» **DATA BLOCK**:
"""
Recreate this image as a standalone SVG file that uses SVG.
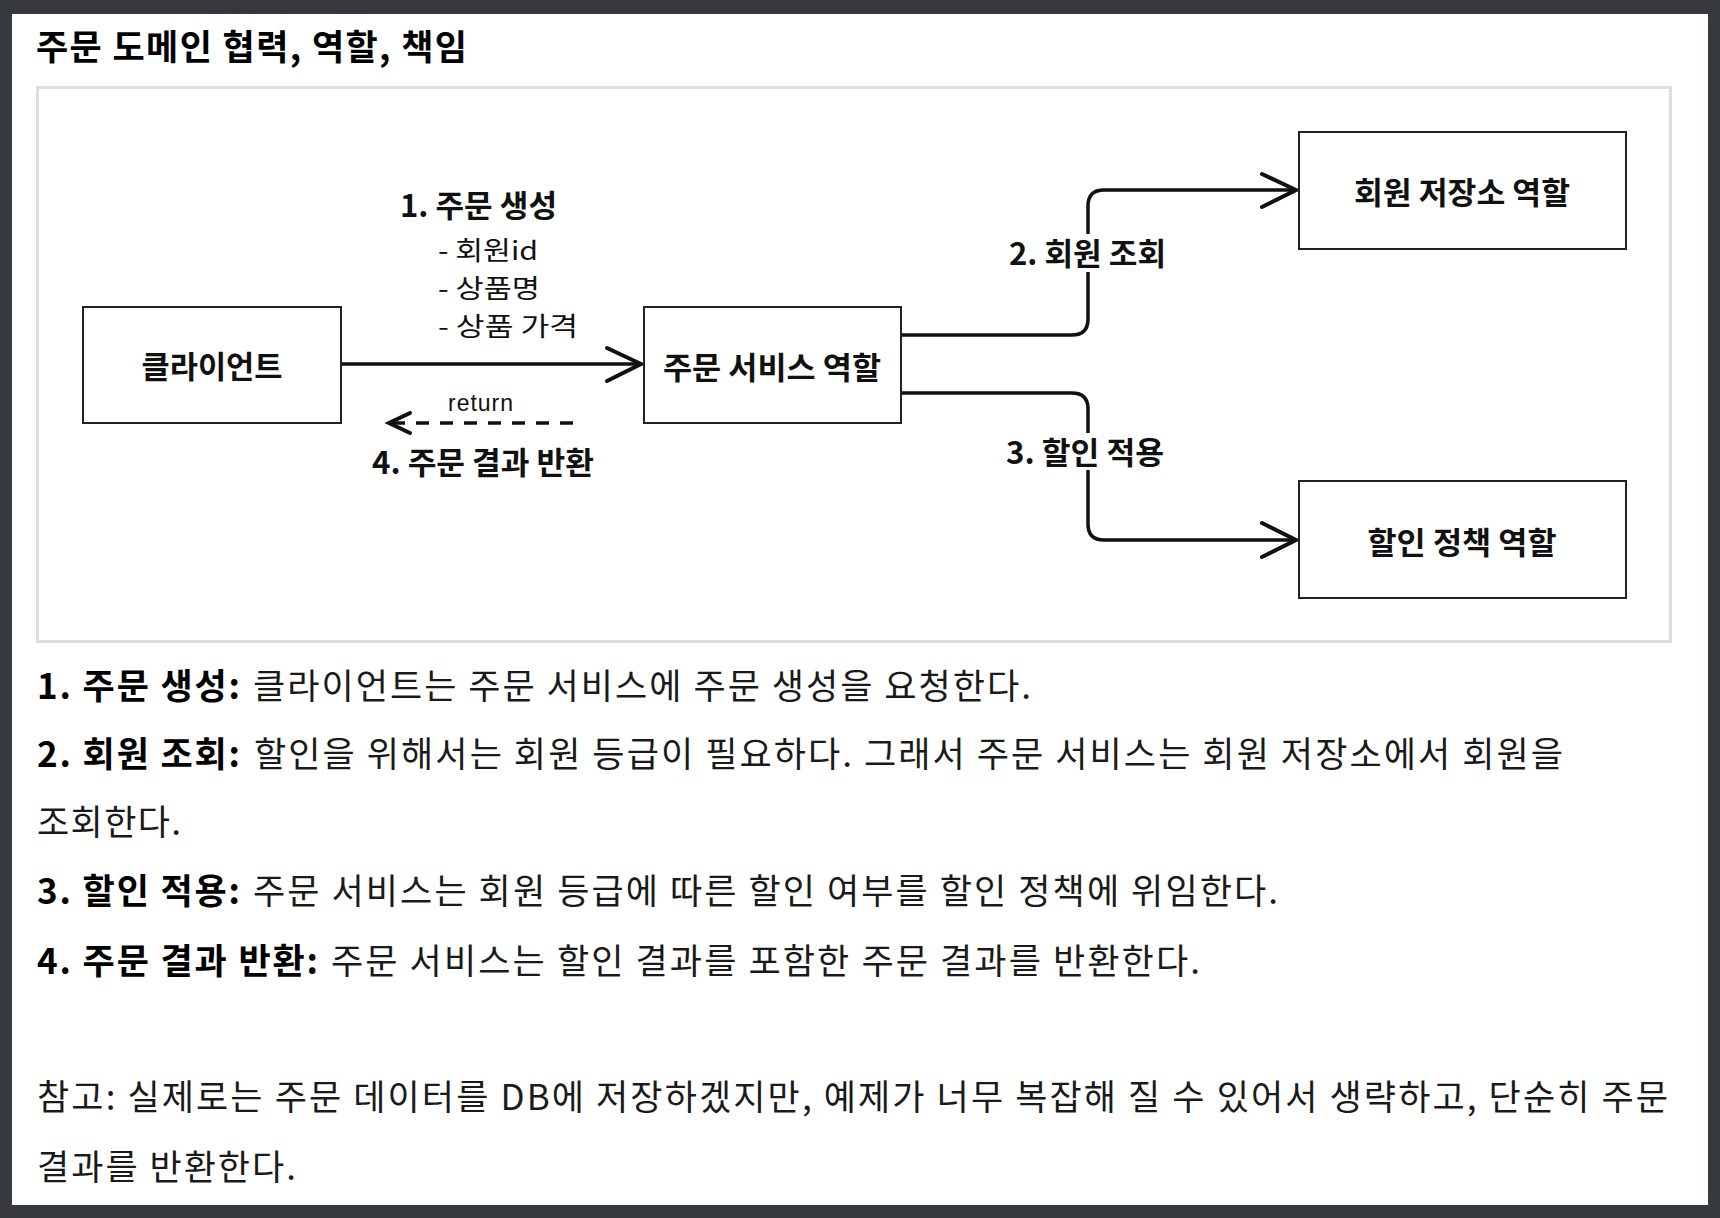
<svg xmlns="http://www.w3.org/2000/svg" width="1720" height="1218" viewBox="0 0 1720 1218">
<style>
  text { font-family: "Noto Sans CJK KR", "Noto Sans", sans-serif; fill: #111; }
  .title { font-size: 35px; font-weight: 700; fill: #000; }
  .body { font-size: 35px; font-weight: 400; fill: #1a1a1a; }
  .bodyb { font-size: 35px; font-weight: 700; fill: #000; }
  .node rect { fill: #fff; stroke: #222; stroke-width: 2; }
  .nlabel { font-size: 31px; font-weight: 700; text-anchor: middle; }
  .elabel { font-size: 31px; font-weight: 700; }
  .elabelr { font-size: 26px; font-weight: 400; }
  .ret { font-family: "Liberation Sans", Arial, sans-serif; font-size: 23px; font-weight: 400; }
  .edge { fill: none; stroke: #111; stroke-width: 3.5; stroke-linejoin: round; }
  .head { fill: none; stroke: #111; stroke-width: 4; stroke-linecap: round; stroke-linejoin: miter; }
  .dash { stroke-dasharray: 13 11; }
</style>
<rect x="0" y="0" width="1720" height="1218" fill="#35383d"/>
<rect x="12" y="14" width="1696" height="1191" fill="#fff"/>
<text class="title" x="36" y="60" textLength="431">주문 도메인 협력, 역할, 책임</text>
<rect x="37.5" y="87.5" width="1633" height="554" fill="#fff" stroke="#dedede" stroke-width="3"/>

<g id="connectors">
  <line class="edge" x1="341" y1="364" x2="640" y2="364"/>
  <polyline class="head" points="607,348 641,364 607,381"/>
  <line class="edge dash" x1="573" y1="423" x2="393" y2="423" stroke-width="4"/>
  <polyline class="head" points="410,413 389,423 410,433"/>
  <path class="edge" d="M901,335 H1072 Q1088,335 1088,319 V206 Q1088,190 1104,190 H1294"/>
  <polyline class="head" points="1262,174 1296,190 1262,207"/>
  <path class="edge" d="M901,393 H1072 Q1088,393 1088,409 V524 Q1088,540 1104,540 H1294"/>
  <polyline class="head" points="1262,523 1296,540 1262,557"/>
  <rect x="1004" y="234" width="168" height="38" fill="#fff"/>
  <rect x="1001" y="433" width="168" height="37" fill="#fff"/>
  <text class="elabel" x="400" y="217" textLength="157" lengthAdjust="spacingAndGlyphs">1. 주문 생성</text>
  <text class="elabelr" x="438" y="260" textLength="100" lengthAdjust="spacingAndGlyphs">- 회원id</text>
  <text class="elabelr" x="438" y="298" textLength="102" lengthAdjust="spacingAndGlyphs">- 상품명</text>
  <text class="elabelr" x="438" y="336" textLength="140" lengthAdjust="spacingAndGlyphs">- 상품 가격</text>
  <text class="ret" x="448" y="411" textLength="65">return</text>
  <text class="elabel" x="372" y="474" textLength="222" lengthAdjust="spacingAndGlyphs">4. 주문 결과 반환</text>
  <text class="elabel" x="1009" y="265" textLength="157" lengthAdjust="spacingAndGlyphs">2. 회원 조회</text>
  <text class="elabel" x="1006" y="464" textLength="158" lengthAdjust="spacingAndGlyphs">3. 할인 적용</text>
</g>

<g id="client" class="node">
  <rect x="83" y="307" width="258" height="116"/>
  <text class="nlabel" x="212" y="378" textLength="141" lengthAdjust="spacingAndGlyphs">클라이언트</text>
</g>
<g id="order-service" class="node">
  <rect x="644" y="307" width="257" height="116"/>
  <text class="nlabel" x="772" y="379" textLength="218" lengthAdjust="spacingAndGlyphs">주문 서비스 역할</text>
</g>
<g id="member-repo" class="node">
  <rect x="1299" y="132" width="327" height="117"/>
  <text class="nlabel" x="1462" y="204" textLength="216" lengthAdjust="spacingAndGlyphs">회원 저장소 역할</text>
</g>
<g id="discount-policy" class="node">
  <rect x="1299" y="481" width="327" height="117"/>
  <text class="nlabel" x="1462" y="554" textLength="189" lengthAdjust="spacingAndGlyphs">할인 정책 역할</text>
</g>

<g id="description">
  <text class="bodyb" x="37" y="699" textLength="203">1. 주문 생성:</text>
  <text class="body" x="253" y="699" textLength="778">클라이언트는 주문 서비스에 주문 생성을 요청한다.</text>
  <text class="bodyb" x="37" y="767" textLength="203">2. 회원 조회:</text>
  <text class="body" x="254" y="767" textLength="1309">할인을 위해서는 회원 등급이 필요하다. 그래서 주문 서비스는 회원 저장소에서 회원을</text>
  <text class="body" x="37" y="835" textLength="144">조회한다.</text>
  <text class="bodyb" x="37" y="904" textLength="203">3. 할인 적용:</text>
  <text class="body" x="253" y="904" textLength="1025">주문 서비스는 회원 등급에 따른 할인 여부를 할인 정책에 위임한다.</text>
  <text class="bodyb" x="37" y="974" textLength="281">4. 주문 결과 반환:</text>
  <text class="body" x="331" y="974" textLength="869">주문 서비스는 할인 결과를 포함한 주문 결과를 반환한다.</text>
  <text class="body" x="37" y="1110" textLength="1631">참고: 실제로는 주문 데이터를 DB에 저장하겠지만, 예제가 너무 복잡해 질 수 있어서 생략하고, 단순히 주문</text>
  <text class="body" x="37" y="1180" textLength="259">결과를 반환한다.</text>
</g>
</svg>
"""
» **STATED EXERCISE**:
Reproduce the listing word for word and omit its pictures.

» **TASK RESPONSE**:
Recreate this image as a standalone SVG file that uses SVG.
<svg xmlns="http://www.w3.org/2000/svg" width="1720" height="1218" viewBox="0 0 1720 1218">
<style>
  text { font-family: "Noto Sans CJK KR", "Noto Sans", sans-serif; fill: #111; }
  .title { font-size: 35px; font-weight: 700; fill: #000; }
  .body { font-size: 35px; font-weight: 400; fill: #1a1a1a; }
  .bodyb { font-size: 35px; font-weight: 700; fill: #000; }
  .node rect { fill: #fff; stroke: #222; stroke-width: 2; }
  .nlabel { font-size: 31px; font-weight: 700; text-anchor: middle; }
  .elabel { font-size: 31px; font-weight: 700; }
  .elabelr { font-size: 26px; font-weight: 400; }
  .ret { font-family: "Liberation Sans", Arial, sans-serif; font-size: 23px; font-weight: 400; }
  .edge { fill: none; stroke: #111; stroke-width: 3.5; stroke-linejoin: round; }
  .head { fill: none; stroke: #111; stroke-width: 4; stroke-linecap: round; stroke-linejoin: miter; }
  .dash { stroke-dasharray: 13 11; }
</style>
<rect x="0" y="0" width="1720" height="1218" fill="#35383d"/>
<rect x="12" y="14" width="1696" height="1191" fill="#fff"/>
<text class="title" x="36" y="60" textLength="431">주문 도메인 협력, 역할, 책임</text>
<rect x="37.5" y="87.5" width="1633" height="554" fill="#fff" stroke="#dedede" stroke-width="3"/>

<g id="connectors">
  <line class="edge" x1="341" y1="364" x2="640" y2="364"/>
  <polyline class="head" points="607,348 641,364 607,381"/>
  <line class="edge dash" x1="573" y1="423" x2="393" y2="423" stroke-width="4"/>
  <polyline class="head" points="410,413 389,423 410,433"/>
  <path class="edge" d="M901,335 H1072 Q1088,335 1088,319 V206 Q1088,190 1104,190 H1294"/>
  <polyline class="head" points="1262,174 1296,190 1262,207"/>
  <path class="edge" d="M901,393 H1072 Q1088,393 1088,409 V524 Q1088,540 1104,540 H1294"/>
  <polyline class="head" points="1262,523 1296,540 1262,557"/>
  <rect x="1004" y="234" width="168" height="38" fill="#fff"/>
  <rect x="1001" y="433" width="168" height="37" fill="#fff"/>
  <text class="elabel" x="400" y="217" textLength="157" lengthAdjust="spacingAndGlyphs">1. 주문 생성</text>
  <text class="elabelr" x="438" y="260" textLength="100" lengthAdjust="spacingAndGlyphs">- 회원id</text>
  <text class="elabelr" x="438" y="298" textLength="102" lengthAdjust="spacingAndGlyphs">- 상품명</text>
  <text class="elabelr" x="438" y="336" textLength="140" lengthAdjust="spacingAndGlyphs">- 상품 가격</text>
  <text class="ret" x="448" y="411" textLength="65">return</text>
  <text class="elabel" x="372" y="474" textLength="222" lengthAdjust="spacingAndGlyphs">4. 주문 결과 반환</text>
  <text class="elabel" x="1009" y="265" textLength="157" lengthAdjust="spacingAndGlyphs">2. 회원 조회</text>
  <text class="elabel" x="1006" y="464" textLength="158" lengthAdjust="spacingAndGlyphs">3. 할인 적용</text>
</g>

<g id="client" class="node">
  <rect x="83" y="307" width="258" height="116"/>
  <text class="nlabel" x="212" y="378" textLength="141" lengthAdjust="spacingAndGlyphs">클라이언트</text>
</g>
<g id="order-service" class="node">
  <rect x="644" y="307" width="257" height="116"/>
  <text class="nlabel" x="772" y="379" textLength="218" lengthAdjust="spacingAndGlyphs">주문 서비스 역할</text>
</g>
<g id="member-repo" class="node">
  <rect x="1299" y="132" width="327" height="117"/>
  <text class="nlabel" x="1462" y="204" textLength="216" lengthAdjust="spacingAndGlyphs">회원 저장소 역할</text>
</g>
<g id="discount-policy" class="node">
  <rect x="1299" y="481" width="327" height="117"/>
  <text class="nlabel" x="1462" y="554" textLength="189" lengthAdjust="spacingAndGlyphs">할인 정책 역할</text>
</g>

<g id="description">
  <text class="bodyb" x="37" y="699" textLength="203">1. 주문 생성:</text>
  <text class="body" x="253" y="699" textLength="778">클라이언트는 주문 서비스에 주문 생성을 요청한다.</text>
  <text class="bodyb" x="37" y="767" textLength="203">2. 회원 조회:</text>
  <text class="body" x="254" y="767" textLength="1309">할인을 위해서는 회원 등급이 필요하다. 그래서 주문 서비스는 회원 저장소에서 회원을</text>
  <text class="body" x="37" y="835" textLength="144">조회한다.</text>
  <text class="bodyb" x="37" y="904" textLength="203">3. 할인 적용:</text>
  <text class="body" x="253" y="904" textLength="1025">주문 서비스는 회원 등급에 따른 할인 여부를 할인 정책에 위임한다.</text>
  <text class="bodyb" x="37" y="974" textLength="281">4. 주문 결과 반환:</text>
  <text class="body" x="331" y="974" textLength="869">주문 서비스는 할인 결과를 포함한 주문 결과를 반환한다.</text>
  <text class="body" x="37" y="1110" textLength="1631">참고: 실제로는 주문 데이터를 DB에 저장하겠지만, 예제가 너무 복잡해 질 수 있어서 생략하고, 단순히 주문</text>
  <text class="body" x="37" y="1180" textLength="259">결과를 반환한다.</text>
</g>
</svg>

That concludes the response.